Stated task. Print exactly the lines from the first one down to the line that contains "(0,0) rectangle (652pt,1401pt);", both included, and skip the pictures.

-- BEGIN Provided material --

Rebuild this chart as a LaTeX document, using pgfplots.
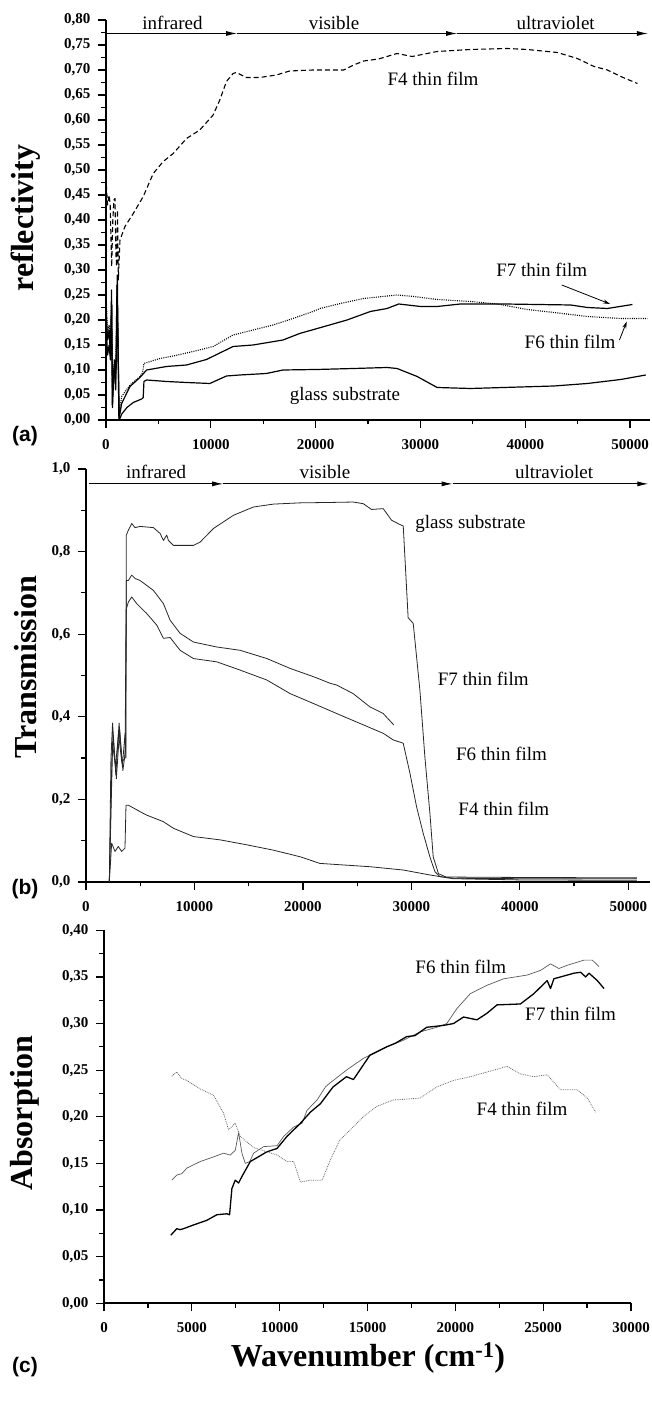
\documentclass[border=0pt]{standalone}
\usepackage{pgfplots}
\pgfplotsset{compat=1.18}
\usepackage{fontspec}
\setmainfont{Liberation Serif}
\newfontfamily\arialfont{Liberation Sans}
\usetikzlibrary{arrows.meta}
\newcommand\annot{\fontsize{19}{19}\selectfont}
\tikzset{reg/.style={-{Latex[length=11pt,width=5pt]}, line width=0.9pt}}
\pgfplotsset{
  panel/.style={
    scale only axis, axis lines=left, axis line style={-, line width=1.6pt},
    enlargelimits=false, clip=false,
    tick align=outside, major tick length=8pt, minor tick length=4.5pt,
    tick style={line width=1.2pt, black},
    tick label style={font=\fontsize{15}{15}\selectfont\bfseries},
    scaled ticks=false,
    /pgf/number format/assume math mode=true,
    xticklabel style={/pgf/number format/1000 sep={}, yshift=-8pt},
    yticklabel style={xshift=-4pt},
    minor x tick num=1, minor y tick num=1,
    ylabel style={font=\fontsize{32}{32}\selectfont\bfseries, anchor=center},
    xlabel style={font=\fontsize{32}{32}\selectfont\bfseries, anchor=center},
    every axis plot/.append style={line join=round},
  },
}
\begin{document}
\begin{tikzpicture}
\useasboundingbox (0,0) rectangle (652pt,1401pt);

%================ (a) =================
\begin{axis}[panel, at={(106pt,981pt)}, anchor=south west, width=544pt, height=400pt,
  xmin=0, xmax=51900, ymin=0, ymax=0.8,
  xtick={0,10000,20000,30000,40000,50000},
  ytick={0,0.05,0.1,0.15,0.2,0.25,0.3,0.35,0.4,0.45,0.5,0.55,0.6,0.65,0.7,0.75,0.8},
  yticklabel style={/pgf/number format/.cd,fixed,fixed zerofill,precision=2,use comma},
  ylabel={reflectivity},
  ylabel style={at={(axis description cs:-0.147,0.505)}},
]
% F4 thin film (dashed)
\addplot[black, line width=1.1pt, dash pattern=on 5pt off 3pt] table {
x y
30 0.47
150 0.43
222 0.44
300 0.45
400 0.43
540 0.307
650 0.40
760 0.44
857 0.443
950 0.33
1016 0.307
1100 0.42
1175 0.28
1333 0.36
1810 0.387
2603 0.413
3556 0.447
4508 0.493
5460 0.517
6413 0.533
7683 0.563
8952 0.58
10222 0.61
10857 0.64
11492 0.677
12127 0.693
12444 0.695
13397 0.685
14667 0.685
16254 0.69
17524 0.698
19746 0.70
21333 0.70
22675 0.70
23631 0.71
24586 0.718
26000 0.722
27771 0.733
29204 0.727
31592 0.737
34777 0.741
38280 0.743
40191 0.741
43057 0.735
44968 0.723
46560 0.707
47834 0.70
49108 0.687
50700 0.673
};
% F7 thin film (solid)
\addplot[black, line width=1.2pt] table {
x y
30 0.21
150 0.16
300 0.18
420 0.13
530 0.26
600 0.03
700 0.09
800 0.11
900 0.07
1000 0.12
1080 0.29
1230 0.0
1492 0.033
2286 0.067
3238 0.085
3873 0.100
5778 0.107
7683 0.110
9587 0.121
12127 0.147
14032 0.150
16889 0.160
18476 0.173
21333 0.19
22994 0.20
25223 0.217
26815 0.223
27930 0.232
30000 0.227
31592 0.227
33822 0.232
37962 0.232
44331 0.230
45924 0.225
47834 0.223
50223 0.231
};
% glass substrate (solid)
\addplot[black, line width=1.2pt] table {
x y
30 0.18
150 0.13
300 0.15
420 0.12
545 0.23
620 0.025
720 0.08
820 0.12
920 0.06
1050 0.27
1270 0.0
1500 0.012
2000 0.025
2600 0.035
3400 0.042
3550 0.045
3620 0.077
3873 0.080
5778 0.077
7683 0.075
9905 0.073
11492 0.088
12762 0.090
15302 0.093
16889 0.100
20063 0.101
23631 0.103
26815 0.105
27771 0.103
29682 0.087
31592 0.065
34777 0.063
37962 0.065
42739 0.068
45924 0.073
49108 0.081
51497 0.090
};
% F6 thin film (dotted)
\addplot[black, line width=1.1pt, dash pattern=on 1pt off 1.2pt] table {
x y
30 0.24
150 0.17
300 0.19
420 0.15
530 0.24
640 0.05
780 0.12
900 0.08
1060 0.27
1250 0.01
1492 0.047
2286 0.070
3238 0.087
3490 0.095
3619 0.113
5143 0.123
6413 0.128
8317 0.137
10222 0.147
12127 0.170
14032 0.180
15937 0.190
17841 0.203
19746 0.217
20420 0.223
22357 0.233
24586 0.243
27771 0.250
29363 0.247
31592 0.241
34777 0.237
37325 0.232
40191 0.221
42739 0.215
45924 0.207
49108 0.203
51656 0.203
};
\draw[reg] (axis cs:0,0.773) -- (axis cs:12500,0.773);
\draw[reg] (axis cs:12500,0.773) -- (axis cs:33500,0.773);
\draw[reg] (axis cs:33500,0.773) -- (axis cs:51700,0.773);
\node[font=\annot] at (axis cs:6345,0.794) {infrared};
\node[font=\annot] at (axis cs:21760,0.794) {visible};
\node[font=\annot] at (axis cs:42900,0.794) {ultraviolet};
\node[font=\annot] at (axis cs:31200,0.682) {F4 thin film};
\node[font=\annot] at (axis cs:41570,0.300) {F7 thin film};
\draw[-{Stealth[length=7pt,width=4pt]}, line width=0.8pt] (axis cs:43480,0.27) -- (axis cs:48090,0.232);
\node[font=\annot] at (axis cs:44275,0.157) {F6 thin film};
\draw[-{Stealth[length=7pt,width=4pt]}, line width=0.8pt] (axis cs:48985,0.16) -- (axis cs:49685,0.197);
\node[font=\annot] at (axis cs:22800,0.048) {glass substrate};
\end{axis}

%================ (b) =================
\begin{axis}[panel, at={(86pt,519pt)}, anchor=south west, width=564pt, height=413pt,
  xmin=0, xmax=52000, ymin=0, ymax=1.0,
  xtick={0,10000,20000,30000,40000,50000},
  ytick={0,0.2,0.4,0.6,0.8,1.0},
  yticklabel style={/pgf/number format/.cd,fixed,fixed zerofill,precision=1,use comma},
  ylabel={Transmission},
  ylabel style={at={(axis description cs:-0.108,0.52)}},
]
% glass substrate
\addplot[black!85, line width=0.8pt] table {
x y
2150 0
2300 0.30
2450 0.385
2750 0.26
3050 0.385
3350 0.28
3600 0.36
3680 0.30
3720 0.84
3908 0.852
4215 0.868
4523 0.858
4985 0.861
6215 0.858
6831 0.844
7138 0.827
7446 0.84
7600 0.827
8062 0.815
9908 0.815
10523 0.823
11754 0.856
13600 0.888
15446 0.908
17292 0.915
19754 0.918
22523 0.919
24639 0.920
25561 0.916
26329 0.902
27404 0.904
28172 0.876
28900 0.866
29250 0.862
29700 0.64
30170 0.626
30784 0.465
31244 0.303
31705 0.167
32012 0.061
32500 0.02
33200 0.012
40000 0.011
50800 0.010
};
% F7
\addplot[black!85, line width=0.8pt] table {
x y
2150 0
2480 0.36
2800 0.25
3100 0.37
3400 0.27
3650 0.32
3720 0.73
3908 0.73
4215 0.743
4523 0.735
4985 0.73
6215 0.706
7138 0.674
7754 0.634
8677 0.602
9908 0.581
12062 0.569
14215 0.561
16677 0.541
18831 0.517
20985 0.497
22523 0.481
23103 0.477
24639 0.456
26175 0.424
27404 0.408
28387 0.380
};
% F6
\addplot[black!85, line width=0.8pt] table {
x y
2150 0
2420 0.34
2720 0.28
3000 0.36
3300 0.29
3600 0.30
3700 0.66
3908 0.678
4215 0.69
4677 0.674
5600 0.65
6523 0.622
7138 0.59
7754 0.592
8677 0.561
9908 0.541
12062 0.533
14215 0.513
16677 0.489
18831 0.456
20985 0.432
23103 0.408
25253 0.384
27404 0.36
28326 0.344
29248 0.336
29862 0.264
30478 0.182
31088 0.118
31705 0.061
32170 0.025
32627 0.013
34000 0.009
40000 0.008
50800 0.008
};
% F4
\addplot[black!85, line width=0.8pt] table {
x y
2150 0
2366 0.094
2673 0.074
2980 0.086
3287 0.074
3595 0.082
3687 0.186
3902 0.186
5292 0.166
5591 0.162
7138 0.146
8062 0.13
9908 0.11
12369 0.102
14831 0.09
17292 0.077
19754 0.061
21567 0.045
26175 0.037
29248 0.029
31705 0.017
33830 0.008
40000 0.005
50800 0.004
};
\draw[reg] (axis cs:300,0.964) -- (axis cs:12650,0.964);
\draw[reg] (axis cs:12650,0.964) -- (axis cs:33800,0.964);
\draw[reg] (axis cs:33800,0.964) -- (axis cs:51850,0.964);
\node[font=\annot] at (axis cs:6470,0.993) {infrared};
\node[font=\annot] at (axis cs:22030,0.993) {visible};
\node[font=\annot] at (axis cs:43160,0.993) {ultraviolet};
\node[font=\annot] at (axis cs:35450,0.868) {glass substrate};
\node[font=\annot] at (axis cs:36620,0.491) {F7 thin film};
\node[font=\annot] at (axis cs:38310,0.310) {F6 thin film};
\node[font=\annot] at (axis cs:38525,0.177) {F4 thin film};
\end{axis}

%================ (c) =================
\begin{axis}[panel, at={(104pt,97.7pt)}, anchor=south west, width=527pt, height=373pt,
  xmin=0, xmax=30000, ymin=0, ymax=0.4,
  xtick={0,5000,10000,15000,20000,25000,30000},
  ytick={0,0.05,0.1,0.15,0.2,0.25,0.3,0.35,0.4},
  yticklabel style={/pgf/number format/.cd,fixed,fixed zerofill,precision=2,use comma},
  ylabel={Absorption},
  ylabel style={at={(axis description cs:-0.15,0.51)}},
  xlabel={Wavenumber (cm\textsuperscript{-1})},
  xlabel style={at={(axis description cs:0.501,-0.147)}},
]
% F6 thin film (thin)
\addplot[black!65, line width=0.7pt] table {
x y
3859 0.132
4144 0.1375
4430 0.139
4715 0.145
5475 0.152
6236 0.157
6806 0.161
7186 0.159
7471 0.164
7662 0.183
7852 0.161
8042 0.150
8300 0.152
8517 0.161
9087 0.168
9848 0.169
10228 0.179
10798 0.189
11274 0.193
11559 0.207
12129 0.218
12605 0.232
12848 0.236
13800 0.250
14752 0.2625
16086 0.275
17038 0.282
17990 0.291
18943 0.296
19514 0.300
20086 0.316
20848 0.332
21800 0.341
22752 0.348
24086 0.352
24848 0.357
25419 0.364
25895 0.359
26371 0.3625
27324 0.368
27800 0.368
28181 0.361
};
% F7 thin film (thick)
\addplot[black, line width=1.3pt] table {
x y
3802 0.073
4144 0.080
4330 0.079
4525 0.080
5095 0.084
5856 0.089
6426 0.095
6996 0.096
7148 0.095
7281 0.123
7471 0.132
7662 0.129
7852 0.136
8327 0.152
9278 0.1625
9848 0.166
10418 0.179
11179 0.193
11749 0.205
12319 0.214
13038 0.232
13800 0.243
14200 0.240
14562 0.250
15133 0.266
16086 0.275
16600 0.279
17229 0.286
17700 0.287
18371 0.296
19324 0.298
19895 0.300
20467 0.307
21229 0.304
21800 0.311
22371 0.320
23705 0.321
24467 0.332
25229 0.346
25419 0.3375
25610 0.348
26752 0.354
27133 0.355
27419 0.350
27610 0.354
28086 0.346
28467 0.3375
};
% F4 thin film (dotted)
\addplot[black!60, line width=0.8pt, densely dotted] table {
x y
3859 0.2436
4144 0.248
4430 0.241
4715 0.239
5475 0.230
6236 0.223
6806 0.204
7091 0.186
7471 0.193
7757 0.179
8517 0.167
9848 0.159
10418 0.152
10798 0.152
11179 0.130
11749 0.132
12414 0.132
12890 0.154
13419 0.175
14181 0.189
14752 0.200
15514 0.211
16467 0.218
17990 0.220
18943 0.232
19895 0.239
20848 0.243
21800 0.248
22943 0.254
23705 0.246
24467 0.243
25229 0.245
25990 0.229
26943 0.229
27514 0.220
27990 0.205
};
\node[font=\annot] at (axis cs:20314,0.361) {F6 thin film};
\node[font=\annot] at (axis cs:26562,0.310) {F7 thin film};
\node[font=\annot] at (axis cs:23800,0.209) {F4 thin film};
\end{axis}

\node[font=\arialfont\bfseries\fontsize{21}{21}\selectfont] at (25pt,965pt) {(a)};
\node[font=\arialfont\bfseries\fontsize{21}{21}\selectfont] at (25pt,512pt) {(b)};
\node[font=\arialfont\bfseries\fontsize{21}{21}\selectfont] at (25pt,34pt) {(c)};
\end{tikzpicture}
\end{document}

-- END Provided material --

Answer for the task.
Rebuild this chart as a LaTeX document, using pgfplots.
\documentclass[border=0pt]{standalone}
\usepackage{pgfplots}
\pgfplotsset{compat=1.18}
\usepackage{fontspec}
\setmainfont{Liberation Serif}
\newfontfamily\arialfont{Liberation Sans}
\usetikzlibrary{arrows.meta}
\newcommand\annot{\fontsize{19}{19}\selectfont}
\tikzset{reg/.style={-{Latex[length=11pt,width=5pt]}, line width=0.9pt}}
\pgfplotsset{
  panel/.style={
    scale only axis, axis lines=left, axis line style={-, line width=1.6pt},
    enlargelimits=false, clip=false,
    tick align=outside, major tick length=8pt, minor tick length=4.5pt,
    tick style={line width=1.2pt, black},
    tick label style={font=\fontsize{15}{15}\selectfont\bfseries},
    scaled ticks=false,
    /pgf/number format/assume math mode=true,
    xticklabel style={/pgf/number format/1000 sep={}, yshift=-8pt},
    yticklabel style={xshift=-4pt},
    minor x tick num=1, minor y tick num=1,
    ylabel style={font=\fontsize{32}{32}\selectfont\bfseries, anchor=center},
    xlabel style={font=\fontsize{32}{32}\selectfont\bfseries, anchor=center},
    every axis plot/.append style={line join=round},
  },
}
\begin{document}
\begin{tikzpicture}
\useasboundingbox (0,0) rectangle (652pt,1401pt);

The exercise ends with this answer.